Perched aside the upper rocky ridges of way uptown Manhattan, was this castle-like structure. It didn't look like anything near or around it, and as you can see by its post-war construction red-brick neighbor in the picture at left, I wasn't quite sure that this was actually an apartment.

OMG, was I wrong. I got off at the next exit, somewhere in Inwood, and did a little urban exploration in my SUV. Finally, I found the castle of which I want to be king.

The building sits at the southern end of Chittenden Avenue, on an urban cul-de-sac. No. 16. Turns out, this is WAY more than just an apartment. The building is a private home with a separate apartment on the "bottom" level of the structure. It's a 1 BR, 1 BA with a terrace and views TO DIE FOR. OMG OMG OMG.
















































Once I got home, I found out that the apartment is actually on the market for a reasonable $3,000 / month rental. That's actually a price tag to go OMG over as well, considering the ample space, huge terrace with tremendous views, and uniqueness of the property. Plus, the building is called "The Pumpkin House" - I mean, doesn't every Cinderella (male or female) want to live in a pumpkin like this? And for a mere $3 million more, you can OWN the ENTIRE building (5 bedroom house atop the 1 bedroom apt.) and sit pretty watching the Hudson River Line. On my drive home, I blasted "New York State Of Mind" followed by "Empire State of Mind," because well, obviously.

Thursday, March 17, 2011

Brooklyn Loves Clock

Say what you will, but I have a natural love for Brooklyn. With its older-NYC charm, it was actually a very vibrant city by itself, outshining Manhattan in 1899 when Greater New York City was created, with 5 boroughs. Due to its natural steep shoreline, it was a perfect place to keep shipping and manufacturing; thus, shaping the East River waterfront with turn of the century warehouses.

A lot of these Brooklyn shoreline warehouses were embellished, just like The Clocktower, with decorative timepieces for the hoards of working class heroes moving goods across the Brooklyn docks. About 100 years later, these slight embellishments have meant extra $$$. Another example of such an OMG-worthy timepiece apartment is at The Eagle Warehouse building, at 111 Hicks Street. 

Seen above-left, the red-brick structure sits adjacent to the Brooklyn Bridge Anchorage and 1 block away from the East River Waterfront. Its "masthead" features a glass clock (and building name) with an awesome apartment behind it. The Eagle Warehouse was built in the 1880s and housed a local newspaper where Walt Whitman once worked. The building has doormen and a gym in the basement. It was converted into apartment units in the late 1970s, when the area was still undergoing gentrification.

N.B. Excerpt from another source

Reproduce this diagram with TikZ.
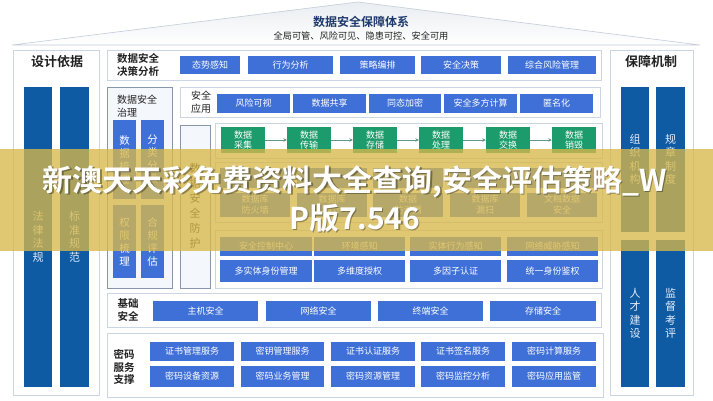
\documentclass[tikz,border=0pt]{standalone}
\usepackage{fontspec}
\setmainfont{Noto Sans CJK SC}[BoldFont={Noto Sans CJK SC Bold}]
\usetikzlibrary{arrows.meta}
\definecolor{bblue}{HTML}{3F70D8}
\definecolor{dblue}{HTML}{0E5AA3}
\definecolor{gbox}{HTML}{1C9C6C}
\definecolor{pline}{HTML}{CCD6E2}
\definecolor{dline}{HTML}{8796AB}
\definecolor{pfill}{HTML}{F4F7FB}
\definecolor{labc}{HTML}{222222}
\definecolor{navy}{HTML}{1F3A6E}
\definecolor{arrc}{HTML}{5E9A84}
\definecolor{bartxt}{HTML}{E4ECF8}
\definecolor{bannerc}{HTML}{D8B84A}
\definecolor{roofl}{HTML}{C3CCD8}
\newcommand\bx[7]{\node[#1,minimum width={(#5-#3)*1pt},minimum height={(#6-#4)*1pt}] (#2) at ({(#3+#5)/2},{(#4+#6)/2}) {#7};}
\tikzset{
  btn/.style={fill=bblue, text=white, inner sep=0pt, font=\fontsize{9}{11}\selectfont, align=center},
  grn/.style={fill=gbox, text=white, inner sep=0pt, font=\fontsize{9}{10.5}\selectfont, align=center},
  panel/.style={draw=pline, fill=white, line width=0.8pt, inner sep=0pt},
  dpanel/.style={draw=dline, fill=pfill, line width=0.8pt, inner sep=0pt},
  bar/.style={fill=dblue, text=bartxt, inner sep=0pt, font=\fontsize{11}{13.5}\selectfont, align=center},
  lbl/.style={font=\bfseries\fontsize{10.5}{12.5}\selectfont, align=left, text=labc, inner sep=0pt},
  ttl/.style={font=\bfseries\fontsize{13}{15}\selectfont, text=labc, inner sep=0pt},
  arr/.style={-{Stealth[length=3.5pt,width=3.5pt]}, draw=arrc, line width=0.6pt},
}
\begin{document}
\begin{tikzpicture}[x=1pt,y=-1pt]
\useasboundingbox (0,0) rectangle (713,400);
\fill[white] (0,0) rectangle (713,400);
% roof
\shade[top color=roofl!35, bottom color=white, draw=roofl, line width=0.6pt] (12,45) -- (358,2) -- (700,45) -- cycle;
\node[font=\bfseries\fontsize{12}{14}\selectfont, text=navy] (title) at (361,22) {数据安全保障体系};
\node[font=\fontsize{9.2}{11}\selectfont, text=labc] (sub) at (361,36) {全局可管、风险可见、隐患可控、安全可用};
% left column
\bx{panel}{leftp}{13}{50}{99}{395}{}
\node[ttl] (lt) at (57,62) {设计依据};
\bx{bar}{lb1}{24}{87}{52}{387}{法\\律\\法\\规}
\bx{bar}{lb2}{60}{87}{89}{387}{标\\准\\规\\范}
% right column
\bx{panel}{rightp}{610}{50}{693}{395}{}
\node[ttl] (rt) at (651,62) {保障机制};
\bx{bar}{rb1}{621}{87}{649}{232}{组\\织\\机\\构}
\bx{bar}{rb2}{656}{87}{685}{232}{规\\章\\制\\度}
\bx{bar}{rb3}{621}{240}{649}{387}{人\\才\\建\\设}
\bx{bar}{rb4}{656}{240}{685}{387}{监\\督\\考\\评}
% decision row
\bx{panel}{decp}{107}{50}{601}{80}{}
\node[lbl, anchor=west] (decl) at (117,65) {数据安全\\决策分析};
\bx{btn}{d1}{180}{56}{240}{74}{态势感知}
\bx{btn}{d2}{248}{56}{333}{74}{行为分析}
\bx{btn}{d3}{340}{56}{415}{74}{策略编排}
\bx{btn}{d4}{421}{56}{501}{74}{安全决策}
\bx{btn}{d5}{508}{56}{596}{74}{综合风险管理}
% governance
\bx{dpanel}{govp}{107}{87}{172}{288}{}
\node[lbl, anchor=west, font=\fontsize{10}{12.5}\selectfont] (govl) at (117,106) {数据安全\\治理};
\bx{bar, fill=bblue, text=white, font=\fontsize{10.5}{13}\selectfont}{g1}{113}{120}{136}{199}{数\\据\\梳\\理}
\bx{bar, fill=bblue, text=white, font=\fontsize{10.5}{13}\selectfont}{g2}{141}{120}{164}{199}{分\\类\\分\\级}
\bx{bar, fill=bblue, text=white, font=\fontsize{10.5}{13}\selectfont}{g3}{113}{205}{136}{278}{权\\限\\梳\\理}
\bx{bar, fill=bblue, text=white, font=\fontsize{10.5}{13}\selectfont}{g4}{141}{205}{164}{278}{合\\规\\评\\估}
% application row
\bx{panel}{appp}{180}{87}{600}{117}{}
\node[lbl, font=\fontsize{10}{12.5}\selectfont, align=center] (appl) at (201,102) {安全\\应用};
\bx{btn}{a1}{217}{94}{290}{113}{风险可视}
\bx{btn}{a2}{293}{94}{366}{113}{数据共享}
\bx{btn}{a3}{369}{94}{441}{113}{同态加密}
\bx{btn}{a4}{444}{94}{517}{113}{安全多方计算}
\bx{btn}{a5}{520}{94}{593}{113}{匿名化}
% protection column
\bx{dpanel}{protp}{180}{125}{210}{288}{}
\node[font=\fontsize{11}{15}\selectfont, align=center, text=labc] (protl) at (195,206) {数\\据\\安\\全\\防\\护};
% lifecycle
\bx{panel}{lifep}{215}{123}{602}{158}{}
\bx{grn}{l1}{221}{127}{265}{153}{数据\\采集}
\bx{grn}{l2}{287}{127}{331}{153}{数据\\传输}
\bx{grn}{l3}{353}{127}{397}{153}{数据\\存储}
\bx{grn}{l4}{419}{127}{463}{153}{数据\\处理}
\bx{grn}{l5}{486}{127}{530}{153}{数据\\交换}
\bx{grn}{l6}{552}{127}{596}{153}{数据\\销毁}
\draw[arr] (l1) -- (l2);
\draw[arr] (l2) -- (l3);
\draw[arr] (l3) -- (l4);
\draw[arr] (l4) -- (l5);
\draw[arr] (l5) -- (l6);
% db protection
\bx{panel}{dbp}{215}{162}{602}{222}{}
\bx{btn}{r1}{220}{168}{290}{188}{}
\bx{btn}{r2}{297}{168}{367}{188}{}
\bx{btn}{r3}{373}{168}{443}{188}{}
\bx{btn}{r4}{450}{168}{520}{188}{}
\bx{btn}{r5}{527}{168}{597}{188}{}
\bx{btn}{s1}{220}{193}{290}{217}{数据库\\防火墙}
\bx{btn}{s2}{297}{193}{367}{217}{数据库\\审计}
\bx{btn}{s3}{373}{193}{443}{217}{数据\\防泄漏}
\bx{btn}{s4}{450}{193}{520}{217}{数据库\\漏扫}
\bx{btn}{s5}{527}{193}{597}{217}{文档数据\\安全}
% control / identity
\bx{panel}{ctlp}{215}{230}{602}{288}{}
\bx{btn}{c1}{220}{237}{312}{256}{安全控制中心}
\bx{btn}{c2}{314}{237}{405}{256}{环境感知}
\bx{btn}{c3}{410}{237}{501}{256}{实体行为感知}
\bx{btn}{c4}{507}{237}{598}{256}{网络威胁感知}
\bx{btn}{i1}{220}{260}{312}{282}{多实体身份管理}
\bx{btn}{i2}{314}{260}{405}{282}{多维度授权}
\bx{btn}{i3}{410}{260}{501}{282}{多因子认证}
\bx{btn}{i4}{507}{260}{598}{282}{统一身份鉴权}
% base security
\bx{panel}{basep}{107}{293}{601}{327}{}
\node[lbl, align=center] (basel) at (128,310) {基础\\安全};
\bx{btn}{b1}{153}{301}{258}{321}{主机安全}
\bx{btn}{b2}{266}{301}{371}{321}{网络安全}
\bx{btn}{b3}{378}{301}{483}{321}{终端安全}
\bx{btn}{b4}{490}{301}{596}{321}{存储安全}
% crypto
\bx{panel}{cryp}{107}{333}{603}{397}{}
\node[lbl, align=center] (cryl) at (124,367) {密码\\服务\\支撑};
\bx{btn}{k1}{150}{342}{234}{361}{证书管理服务}
\bx{btn}{k2}{241}{342}{324}{361}{密钥管理服务}
\bx{btn}{k3}{331}{342}{415}{361}{证书认证服务}
\bx{btn}{k4}{421}{342}{505}{361}{证书签名服务}
\bx{btn}{k5}{512}{342}{596}{361}{密码计算服务}
\bx{btn}{m1}{150}{366}{234}{387}{密码设备资源}
\bx{btn}{m2}{241}{366}{324}{387}{密码业务管理}
\bx{btn}{m3}{331}{366}{415}{387}{密码资源管理}
\bx{btn}{m4}{421}{366}{505}{387}{密码监控分析}
\bx{btn}{m5}{512}{366}{596}{387}{密码应用监管}
% banner
\fill[bannerc, opacity=0.78] (0,149) rectangle (713,251);
\node[font=\bfseries\fontsize{30}{38}\selectfont, text=black, opacity=0.35, align=center] (bshadow) at (356.2,200.2) {新澳天天彩免费资料大全查询,安全评估策略\_W\\P版7.546};
\node[font=\bfseries\fontsize{30}{38}\selectfont, text=white, align=center] (btext) at (355,199) {新澳天天彩免费资料大全查询,安全评估策略\_W\\P版7.546};
\end{tikzpicture}
\end{document}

Ready? Get set. O---M---G.


Loft space? Duh. Watch the river and Brooklyn Bridge and mark the time appropriately - through a working clock.

Tuesday, March 1, 2011

Call the Po Po, Ho!

Back in the day, the Lower East Side was hoppin' with some crazy characters. Infamous from landmarks like Five Points, Doyers Street (known as "Blood Alley" due to heavy gang activity) and the constant re-shifting of impoverished / overpopulated buildings, it seems only logical that the city of New York in the late 1800s would have no other choice but to go over the top and build a grandiose police house. Makes sense. Totally...

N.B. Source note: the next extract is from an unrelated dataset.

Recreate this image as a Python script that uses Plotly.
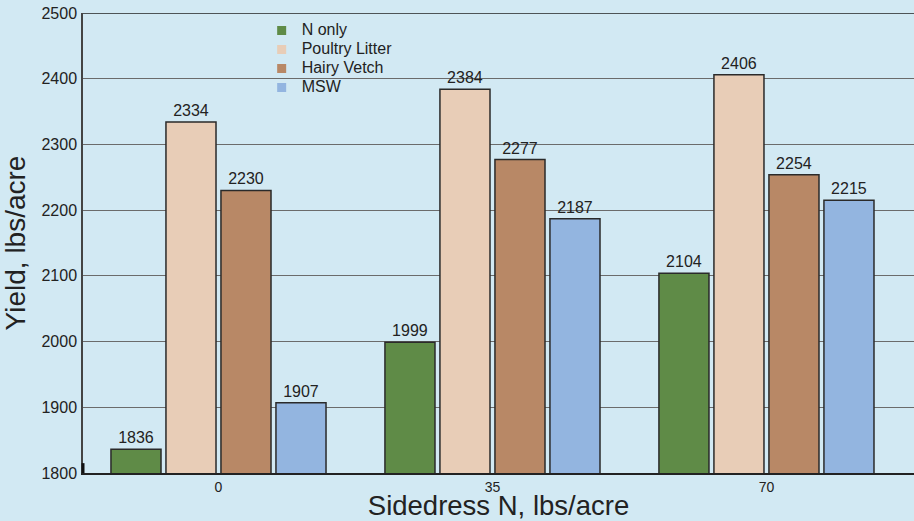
import plotly.graph_objects as go

categories = ["0", "35", "70"]
n_only = [1836, 1999, 2104]
poultry_litter = [2334, 2384, 2406]
hairy_vetch = [2230, 2277, 2254]
msw = [1907, 2187, 2215]

series = [
    ("N only", n_only, "#5f8b47"),
    ("Poultry Litter", poultry_litter, "#e8cdb7"),
    ("Hairy Vetch", hairy_vetch, "#b88866"),
    ("MSW", msw, "#93b5e0"),
]

fig = go.Figure()
for name, vals, color in series:
    fig.add_trace(go.Bar(
        name=name, x=categories, y=vals, showlegend=False,
        marker=dict(color=color, line=dict(color="#2a2a2a", width=1.5)),
        text=[str(v) for v in vals], textposition="outside",
        textfont=dict(size=16, color="#222"), cliponaxis=False,
    ))
# legend entries (square swatches)
for name, vals, color in series:
    fig.add_trace(go.Scatter(
        name='<span style="font-size:16px">%s</span>' % name,
        x=[None], y=[None], mode="markers", showlegend=True,
        marker=dict(symbol="square", size=9, color=color, line=dict(width=0)),
    ))

fig.update_layout(
    width=914, height=521,
    paper_bgcolor="#d2e9f3", plot_bgcolor="#d2e9f3",
    font=dict(family="Liberation Sans, Arial, sans-serif", color="#222"),
    margin=dict(l=83, r=0, t=13, b=48),
    barmode="group", bargap=0.197, bargroupgap=0.09,
    showlegend=True,
    legend=dict(x=0.215, y=0.9935, xanchor="left", yanchor="top",
                bgcolor="rgba(0,0,0,0)", font=dict(size=12, color="#222"),
                itemwidth=30, tracegroupgap=0),
    xaxis=dict(range=[-0.4945, 2.5385], showline=True, linecolor="#222", linewidth=2,
               ticks="", tickfont=dict(size=14, color="#222"),
               title=dict(text="Sidedress N, lbs/acre", font=dict(size=27.5, color="#222"), standoff=7)),
    yaxis=dict(range=[1800, 2500], dtick=100, showgrid=True, gridcolor="#6b6b6b", gridwidth=1,
               showline=True, linecolor="#444", linewidth=1.5, zeroline=False,
               ticks="", tickfont=dict(size=16, color="#222"), ticklabelstandoff=1,
               title=dict(text="Yield, lbs/acre", font=dict(size=28, color="#222"), standoff=20)),
)
fig.add_shape(type="line", xref="paper", yref="y", x0=0, x1=1, y0=2500, y1=2500,
              line=dict(color="#222", width=1.5))
fig.add_shape(type="line", xref="paper", yref="y", x0=0, x1=0, y0=1800, y1=1815,
              line=dict(color="#111", width=3))
fig.write_html("out.html", post_script="document.body.style.margin='0';",
               config={"displayModeBar": False})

Flash to the 1970s. New York City is broke and starts selling off its assets to cover its bankrupt behind. One of the many government buildings being sold was the run down 240 Centre Street Police Building. 10+ years after its sale, the building is transformed and sold as apartment units in 1987 to the paying public.

What made this building so special and so unique, as an apartment building, was its built in horse stables, gigantic gymnasium and training facility, scores of storage facilities for evidence and arsenal, and of course its regal structure and main entrance (if those walls could talk).
  

While the building was subdivided into the usual 1, 2 and 3 bedroom money makers, the one unit that stands above the others is the gymnasium masterpiece.

It was sold for just over $2 million in the late 80s, but took over $18 million to renovate it to its current, and somewhat secretive condition. The top floor apartment sprawls across the structure. While not the biggest apartment in New York City, it certainly is one of the most unique. Measuring in at over 6,000 square feet with 4 bedrooms - the price focus of the apartment is the living room, which was the main gymnasium room of the police building. It's a 60'x40' room, a size that equals or surpasses most single family residential plots in Greater New York. And its ceilings? OMG! 25 foot vaulted ceilings, with skylights. Can we talk?


The apartment was owned by former Bear Stearns Chief Operating Officer, Alvin Einbender. It was put on the market once his company went belly-up for $25 million, in 2009. No doubt he hit the, once very exclusive, Gold Bar club at the base of the building many times during his tenure as a resident.